But in March, 2006, Feingold went on ABC News‘ Sunday morning show, pronounced that Bush’s eavesdropping was ”right in the strike zone” of the impeachment clause, and demanded that Congress at least formally censure Bush for breaking the law, announcing that he would introduce a Resolution calling for that sanction and hold hearings on it. For those of us who had been working for months to trumpet the dangers posed by this criminal eavesdropping program, Feingold’s bold advocacy for formal proceedings was vitally important for keeping the scandal in the spotlight. When virtually all Senators in his own party, across the board, were scared to even comment on, let alone support, Feingold’s Censure proposal — and when Party-pundit-hacks like Ryan Lizza dutifully mocked him for being so stupid as to challenge George Bush on such an important National Security matter — Feingold aggressively condemned his fellow Democrats for their lack of principle and cowardice (“I’m amazed at Democrats, cowering with this president’s numbers so low. The administration just has to raise the specter of the war and the Democrats run and hide . . . too many Democrats are going to do the same thing they did in 2000 and 2004″) and for being so cowardly beholden to Democratic consultants who tell them not to challenge Bush on national security issues.

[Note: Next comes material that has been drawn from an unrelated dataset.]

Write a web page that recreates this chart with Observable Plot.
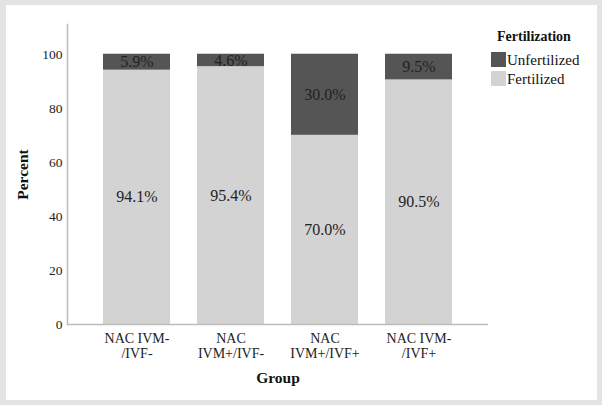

Given this Democratic capitulation to Bush’s illegal spying, many were predicting in early 2006 that the GOP-controlled Congress would quickly legalize Bush’s NSA program and end the scandal, but Feingold — against the wishes of his own party — insisted on holding hearings to censure Bush, which impeded those plans. Ironically, the Bush administration had to wait until 2008 — when Democrats controlled both the House and Senate — for Congress, with the support of Barack Obama, to legalize the Bush/Cheney NSA spying program and vest it with all new warrantless surveillance powers. Throughout 2008, Feingold stood with Chris Dodd in their lonely efforts to filibuster that bill — which, for good measure, also included retroactive amnesty for the telecoms which had enabled the illegal spying — and when the Democratic leadership finally succeeded in bringing the Bush-supported bill to the floor, Feingold was emphatic in laying the blame where it belonged: with his own Party. On the Senate floor, he said:
Mr. President, I strongly oppose H.R. 6304, the FISA Amendments Act of 2008.
This legislation has been billed as a compromise between Republicans and Democrats. We are asked to support it because it is a supposedly reasonable accommodation of opposing views. Let me respond as clearly as possible: This bill is not a compromise. It is a capitulation.
This bill will effectively and unjustifiably grant immunity to companies that allegedly participated in an illegal wiretapping program — a program that more than 70 members of this body still know virtually nothing about. And this bill will grant the Bush Administration — the same administration that developed and operated this illegal program for more than five years — expansive new authorities to spy on Americans’ international communications. . . .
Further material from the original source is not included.